Pair Trading Strategy Journal

Quote from blobmorse:

Do most of you execute your pairs manually or use a pairs trader like Knight Direct? Also, when you execute your pairs, are you always taking liquidity, paying the extra exchange fees, or try to get the rebates using a rebate algo?

Manually - always. For the following reasons:

Pairs signals have to be filtered. Is the divergence statistical or have the fundamentals changed the relationship between the two stocks?

Can the short stock be borrowed?

As far as liquidity take/make - 90% make(BATS)
If liquidity is low I will either use BYX who rebate takers, SMART Route it or pay up to get in the trade.
Paying up for the take is a lot cheaper than seeing the stock run away from you. It pays not to be stubborn in this game.
 
For those of you interested in Pairtradefinder. The newest version (3) was released today and has added co-integration. This should produce better results vs the prior version which was based on correlation.
 
Quote from luxor:

Would you ignore correlation and just look at high cointegration?

Yes. According to PTF, cointegration doubles the average profit per pair trade.

I have started backtesting with the new version and I do see that many of my best actual pairs trades have higher cointegration value vs my losing pairs. This is just a quick reaction and I have more analysis to do.

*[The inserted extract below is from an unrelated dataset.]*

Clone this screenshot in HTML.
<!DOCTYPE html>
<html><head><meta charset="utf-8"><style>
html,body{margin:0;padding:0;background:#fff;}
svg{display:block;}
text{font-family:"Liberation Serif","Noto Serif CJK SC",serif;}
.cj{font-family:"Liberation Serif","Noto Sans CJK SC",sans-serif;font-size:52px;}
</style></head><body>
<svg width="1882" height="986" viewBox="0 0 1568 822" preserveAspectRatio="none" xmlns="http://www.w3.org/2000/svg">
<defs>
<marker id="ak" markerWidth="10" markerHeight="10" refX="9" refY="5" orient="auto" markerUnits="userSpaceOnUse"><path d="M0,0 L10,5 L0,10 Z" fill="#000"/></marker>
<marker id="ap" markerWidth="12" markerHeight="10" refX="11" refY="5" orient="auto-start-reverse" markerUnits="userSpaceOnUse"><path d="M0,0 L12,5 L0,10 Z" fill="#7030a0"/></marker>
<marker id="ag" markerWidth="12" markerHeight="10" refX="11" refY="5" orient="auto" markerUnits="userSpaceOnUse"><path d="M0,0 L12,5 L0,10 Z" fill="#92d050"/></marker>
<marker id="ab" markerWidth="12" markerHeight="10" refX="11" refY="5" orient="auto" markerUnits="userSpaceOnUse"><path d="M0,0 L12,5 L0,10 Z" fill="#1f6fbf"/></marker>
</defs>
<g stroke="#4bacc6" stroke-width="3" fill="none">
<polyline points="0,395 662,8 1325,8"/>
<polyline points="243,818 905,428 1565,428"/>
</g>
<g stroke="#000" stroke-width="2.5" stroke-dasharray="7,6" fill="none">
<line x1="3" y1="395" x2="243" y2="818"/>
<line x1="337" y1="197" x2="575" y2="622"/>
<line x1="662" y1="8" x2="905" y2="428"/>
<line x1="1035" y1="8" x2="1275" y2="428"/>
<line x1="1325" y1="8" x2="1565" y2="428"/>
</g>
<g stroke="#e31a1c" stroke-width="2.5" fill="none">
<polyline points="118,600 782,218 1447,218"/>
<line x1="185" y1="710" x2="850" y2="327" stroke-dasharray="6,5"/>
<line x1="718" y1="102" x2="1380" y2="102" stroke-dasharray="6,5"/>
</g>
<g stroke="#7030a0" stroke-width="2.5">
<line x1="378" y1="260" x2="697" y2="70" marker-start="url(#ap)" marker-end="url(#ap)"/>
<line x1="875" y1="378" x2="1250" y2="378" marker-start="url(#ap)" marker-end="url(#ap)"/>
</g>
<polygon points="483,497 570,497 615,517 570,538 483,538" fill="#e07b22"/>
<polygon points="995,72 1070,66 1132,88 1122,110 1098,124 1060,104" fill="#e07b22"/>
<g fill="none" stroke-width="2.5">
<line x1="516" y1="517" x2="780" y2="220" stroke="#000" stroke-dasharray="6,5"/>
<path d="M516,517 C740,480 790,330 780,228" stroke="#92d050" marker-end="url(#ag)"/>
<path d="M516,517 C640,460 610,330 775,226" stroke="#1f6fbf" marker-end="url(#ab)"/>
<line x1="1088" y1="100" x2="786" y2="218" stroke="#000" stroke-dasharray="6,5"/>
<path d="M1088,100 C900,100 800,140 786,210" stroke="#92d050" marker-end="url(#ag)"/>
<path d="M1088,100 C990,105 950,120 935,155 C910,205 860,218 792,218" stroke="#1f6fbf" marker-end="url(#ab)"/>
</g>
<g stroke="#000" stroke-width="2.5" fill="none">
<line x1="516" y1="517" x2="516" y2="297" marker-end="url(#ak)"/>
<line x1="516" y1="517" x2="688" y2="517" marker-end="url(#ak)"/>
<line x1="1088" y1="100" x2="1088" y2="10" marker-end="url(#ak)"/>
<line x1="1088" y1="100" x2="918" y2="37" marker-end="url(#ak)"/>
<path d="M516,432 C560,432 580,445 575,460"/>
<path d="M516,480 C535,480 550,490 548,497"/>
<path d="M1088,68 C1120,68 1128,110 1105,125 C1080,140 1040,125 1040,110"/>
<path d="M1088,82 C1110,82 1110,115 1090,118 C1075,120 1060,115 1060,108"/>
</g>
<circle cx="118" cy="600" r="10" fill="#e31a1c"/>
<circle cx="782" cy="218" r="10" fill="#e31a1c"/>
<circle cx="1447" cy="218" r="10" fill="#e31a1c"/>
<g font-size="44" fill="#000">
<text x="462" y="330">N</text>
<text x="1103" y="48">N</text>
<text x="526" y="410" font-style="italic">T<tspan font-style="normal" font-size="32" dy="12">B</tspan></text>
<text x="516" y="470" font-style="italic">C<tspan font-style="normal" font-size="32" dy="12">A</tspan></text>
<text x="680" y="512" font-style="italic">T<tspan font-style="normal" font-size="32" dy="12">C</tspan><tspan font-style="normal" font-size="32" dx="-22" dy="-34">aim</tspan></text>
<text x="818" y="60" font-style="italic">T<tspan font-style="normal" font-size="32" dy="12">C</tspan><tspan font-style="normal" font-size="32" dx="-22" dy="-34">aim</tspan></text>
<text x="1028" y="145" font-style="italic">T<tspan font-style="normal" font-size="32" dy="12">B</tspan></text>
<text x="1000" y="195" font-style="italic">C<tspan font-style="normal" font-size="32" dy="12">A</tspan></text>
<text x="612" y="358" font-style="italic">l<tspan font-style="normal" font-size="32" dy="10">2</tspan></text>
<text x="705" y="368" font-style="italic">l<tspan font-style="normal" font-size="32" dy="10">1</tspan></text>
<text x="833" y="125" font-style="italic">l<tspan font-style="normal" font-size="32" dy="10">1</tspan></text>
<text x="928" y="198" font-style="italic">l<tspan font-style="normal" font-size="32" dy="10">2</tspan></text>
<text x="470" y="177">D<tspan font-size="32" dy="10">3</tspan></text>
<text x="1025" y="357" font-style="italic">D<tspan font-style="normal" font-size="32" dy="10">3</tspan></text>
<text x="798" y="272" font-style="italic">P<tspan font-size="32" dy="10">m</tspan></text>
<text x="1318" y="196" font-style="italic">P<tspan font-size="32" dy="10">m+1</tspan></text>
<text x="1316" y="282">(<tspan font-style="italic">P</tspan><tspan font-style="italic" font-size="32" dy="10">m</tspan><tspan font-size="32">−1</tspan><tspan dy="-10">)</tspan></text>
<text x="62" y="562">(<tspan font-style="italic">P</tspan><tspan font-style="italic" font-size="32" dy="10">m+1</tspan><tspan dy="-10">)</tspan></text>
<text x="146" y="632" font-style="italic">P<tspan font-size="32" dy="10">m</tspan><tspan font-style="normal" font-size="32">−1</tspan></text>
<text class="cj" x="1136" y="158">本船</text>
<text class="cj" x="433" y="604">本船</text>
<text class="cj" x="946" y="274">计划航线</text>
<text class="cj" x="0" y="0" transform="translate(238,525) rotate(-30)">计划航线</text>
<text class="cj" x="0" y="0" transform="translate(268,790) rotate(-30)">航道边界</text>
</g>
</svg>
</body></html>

Here is what PTF says about cointegration and mean reversion (and there is lots about it if you google it):
"Co-integration(CI) is similar to
correlation(CR) in that it measures a
relationship between 2 stocks, or etf's,
options, futures, currencies.

Why CI is better the CR is because
CI measures the tendency for a pair
to revert back to it's mean, where CR
only measures the similarity in a relationship
between the 2 instruments.

To use a simple analogy to illustrate this
point, consider this;

A man and a women are walking down
the road together, this is correlation,
however the women stops to look in
a shop window and the man keeps walking,
then the women runs to catch up to the
man, co-integration measures would
recognize this relationship has a
tendency to return to the mean(average),
whereas in this case correlation would
have broke down because the women stopped."
 
Quote from trom:

Thanks for the update. How do we download v3.0? I only see a link to 2.99a...

You will have to buy the upgrade, must have gotten an email. I am rerunning my pairs. I used to manually sort through ratio charts to pick "heartbeat" patterns. Using high cointegration does that for you it seems. i am happy with what i see.

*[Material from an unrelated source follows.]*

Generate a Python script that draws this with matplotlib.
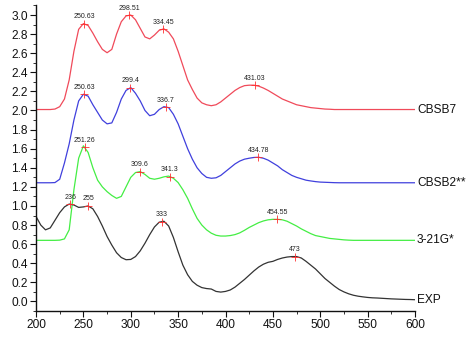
import matplotlib
matplotlib.use("Agg")
import matplotlib.pyplot as plt
import numpy as np
from matplotlib.ticker import MultipleLocator

plt.rcParams['font.family'] = ['Liberation Sans', 'DejaVu Sans']

wavelength = list(range(200, 605, 5))

cbsb7 = [2.01, 2.01, 2.01, 2.01, 2.015, 2.04, 2.12, 2.32, 2.62, 2.85,
         2.91, 2.89, 2.81, 2.72, 2.64, 2.605, 2.64, 2.80, 2.93, 2.99,
         3.00, 2.95, 2.86, 2.77, 2.75, 2.79, 2.84, 2.855, 2.82, 2.75,
         2.62, 2.47, 2.32, 2.22, 2.13, 2.08, 2.06, 2.05, 2.06, 2.09,
         2.13, 2.17, 2.21, 2.24, 2.26, 2.265, 2.265, 2.255, 2.235, 2.21,
         2.18, 2.15, 2.12, 2.10, 2.08, 2.06, 2.05, 2.04, 2.03, 2.025,
         2.02, 2.015, 2.013, 2.01, 2.01, 2.01, 2.01, 2.01, 2.01, 2.01,
         2.01, 2.01, 2.01, 2.01, 2.01, 2.01, 2.01, 2.01, 2.01, 2.01, 2.01]

cbsb2 = [1.243, 1.243, 1.243, 1.243, 1.245, 1.28, 1.45, 1.65, 1.90, 2.10,
         2.17, 2.15, 2.06, 1.98, 1.90, 1.86, 1.87, 1.98, 2.12, 2.21,
         2.24, 2.18, 2.10, 2.00, 1.945, 1.96, 2.01, 2.04, 2.03, 1.96,
         1.86, 1.73, 1.60, 1.49, 1.40, 1.34, 1.30, 1.29, 1.295, 1.32,
         1.36, 1.40, 1.44, 1.47, 1.49, 1.50, 1.508, 1.51, 1.50, 1.48,
         1.45, 1.42, 1.38, 1.35, 1.32, 1.30, 1.285, 1.27, 1.262, 1.255,
         1.25, 1.248, 1.246, 1.244, 1.243, 1.243, 1.243, 1.243, 1.243, 1.243,
         1.243, 1.243, 1.243, 1.243, 1.243, 1.243, 1.243, 1.243, 1.243, 1.243, 1.243]

g321 = [0.64, 0.64, 0.64, 0.64, 0.64, 0.642, 0.655, 0.75, 1.17, 1.50,
        1.63, 1.56, 1.40, 1.27, 1.20, 1.15, 1.11, 1.08, 1.10, 1.20,
        1.30, 1.35, 1.36, 1.33, 1.29, 1.28, 1.29, 1.305, 1.313, 1.29,
        1.245, 1.17, 1.08, 0.97, 0.87, 0.80, 0.75, 0.715, 0.693, 0.685,
        0.685, 0.69, 0.70, 0.718, 0.745, 0.775, 0.80, 0.825, 0.843, 0.855,
        0.86, 0.86, 0.855, 0.84, 0.815, 0.79, 0.76, 0.735, 0.71, 0.69,
        0.68, 0.67, 0.66, 0.655, 0.65, 0.645, 0.642, 0.64, 0.64, 0.64,
        0.64, 0.64, 0.64, 0.64, 0.64, 0.64, 0.64, 0.64, 0.64, 0.64, 0.64]

exp = [0.89, 0.80, 0.75, 0.77, 0.85, 0.93, 0.99, 1.02, 1.01, 0.985,
       0.99, 1.00, 0.97, 0.89, 0.79, 0.68, 0.59, 0.51, 0.46, 0.437,
       0.44, 0.47, 0.53, 0.61, 0.70, 0.78, 0.83, 0.84, 0.79, 0.67,
       0.52, 0.38, 0.28, 0.21, 0.17, 0.145, 0.135, 0.13, 0.105, 0.098,
       0.105, 0.12, 0.15, 0.19, 0.23, 0.275, 0.32, 0.36, 0.39, 0.41,
       0.42, 0.44, 0.455, 0.465, 0.47, 0.47, 0.455, 0.42, 0.38, 0.34,
       0.29, 0.24, 0.20, 0.16, 0.125, 0.10, 0.08, 0.065, 0.055, 0.048,
       0.042, 0.038, 0.036, 0.033, 0.03, 0.027, 0.025, 0.023, 0.021, 0.02, 0.018]

series_names = ["CBSB7", "CBSB2**", "3-21G*", "EXP"]
peaks_cbsb7 = [250.63, 298.51, 334.45, 431.03]
peaks_cbsb2 = [250.63, 299.4, 336.7, 434.78]
peaks_g321 = [251.26, 309.6, 341.3, 454.55]
peaks_exp = [236, 255, 333, 473]
peak_labels_cbsb7 = ["250.63", "298.51", "334.45", "431.03"]
peak_labels_cbsb2 = ["250.63", "299.4", "336.7", "434.78"]
peak_labels_g321 = ["251.26", "309.6", "341.3", "454.55"]
peak_labels_exp = ["236", "255", "333", "473"]

fig = plt.figure(figsize=(4.74, 3.41), dpi=100)
ax = fig.add_axes([0.076, 0.088, 0.7995, 0.896])

curves = [
    (cbsb7, "#f04a5a", peaks_cbsb7, peak_labels_cbsb7),
    (cbsb2, "#4040dd", peaks_cbsb2, peak_labels_cbsb2),
    (g321, "#44ee44", peaks_g321, peak_labels_g321),
    (exp, "#333333", peaks_exp, peak_labels_exp),
]

x = np.array(wavelength, dtype=float)
for (vals, col, pk, pl), name in zip(curves, series_names):
    y = np.array(vals)
    ax.plot(x, y, color=col, lw=0.9, solid_joinstyle='round')
    py = np.interp(pk, x, y)
    ax.plot(pk, py, linestyle='none', marker='+', color='#ff3030',
            markersize=6, markeredgewidth=0.6)
    for px_, py_, lab in zip(pk, py, pl):
        ax.annotate(lab, (px_, py_), xytext=(0, 2.5), textcoords='offset points',
                    ha='center', va='bottom', fontsize=5, color='#222222')
    ax.annotate(name, (x[-1], y[-1]), xytext=(1.5, 0), textcoords='offset points',
                ha='left', va='center', fontsize=8.6, color='#111111',
                annotation_clip=False)

ax.set_xlim(200, 600)
ax.set_ylim(-0.1, 3.1)
ax.set_xticks([200, 250, 300, 350, 400, 450, 500, 550, 600])
ax.set_yticks([0.0, 0.2, 0.4, 0.6, 0.8, 1.0, 1.2, 1.4, 1.6, 1.8, 2.0, 2.2, 2.4, 2.6, 2.8, 3.0])
ax.yaxis.set_major_formatter(matplotlib.ticker.FormatStrFormatter('%.1f'))
ax.xaxis.set_minor_locator(MultipleLocator(25))
ax.yaxis.set_minor_locator(MultipleLocator(0.1))
ax.spines['top'].set_visible(False)
ax.spines['right'].set_visible(False)
for s in ['left', 'bottom']:
    ax.spines[s].set_linewidth(1.0)
    ax.spines[s].set_color('#111111')
ax.tick_params(axis='both', which='major', direction='out', length=4, width=0.8,
               labelsize=8.6, pad=2, colors='#111111')
ax.tick_params(axis='both', which='minor', direction='out', length=2, width=0.6,
               colors='#111111')

fig.savefig("out.png", dpi=100)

I still think this is 'a' tool. you still have to do your research, watch and search for news and make a judgement on short term movement.
 
Does anyone know how PTF calculates cointegration?
Is it accurate? I've compared a few of my pairs against the figures at catalystcorner.com and the cointegration numbers can be very different. A high cointegration in PTF shows up as low in catalystcorner and vice versa.
 
Quote from luxor:

Does anyone know how PTF calculates cointegration?
Is it accurate? I've compared a few of my pairs against the figures at catalystcorner.com and the cointegration numbers can be very different. A high cointegration in PTF shows up as low in catalystcorner and vice versa.

No idea, although you would think it will depend on time period you are looking at. And who says catalyst corner got it right. Still need to see the chart and understand the relationship. Backtesting does show it gets better with high co-integration. don't know if same magnitude with increasing correlation pairs...maybe i will run a comparison..profitability at 80, 90 and 99 % correlation and cointegration..
 
Cointegration cannot usefully be reduced to a single number. The PTF promos said it would be "dumbed down" but oversimplifying runs the risk of misleading.